What Is It, You Would Say, You Do Here: A more interesting question than we ever thought it might be. There have been whispers, mostly from us admittedly, that Seabrook could be had in a trade. That’s still very unlikely, but you can see the reasons for it. The market for free agent defensemen is absolute garbage this summer, which means you could essentially name your price for Seabrook if he were made available. He’s still under 30 and for a top pairing d-man his contract isn’t unreasonable.

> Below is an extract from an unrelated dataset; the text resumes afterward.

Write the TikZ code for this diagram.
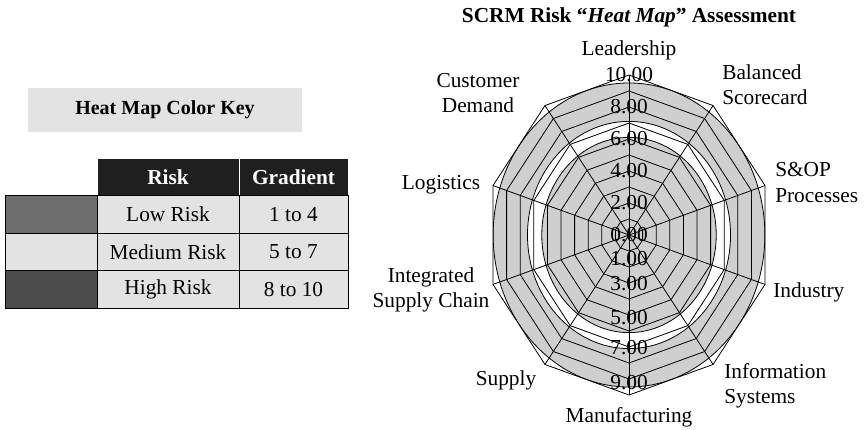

That said, I would be absolutely floored if the Hawks moved Seabrook, and Stan would have to be floored by an offer. So would Seabrook, who has a no-movement clause (as do most of the Hawks, it seems). It’s still much more likely that Oduya is the one who will go, and the Hawks will hope that Seabrook can recapture the form of ’10-’12 when he was almost certainly better than Keith. At age 29 it’s certainly feasible that Seabrook can find it again, as he shouldn’t be on the decline yet. But next year, he’ll probably get a good look at the first kid who could genuinely replace him one day in Stephen Johns. Maybe that will light a fire under his well-fed ass.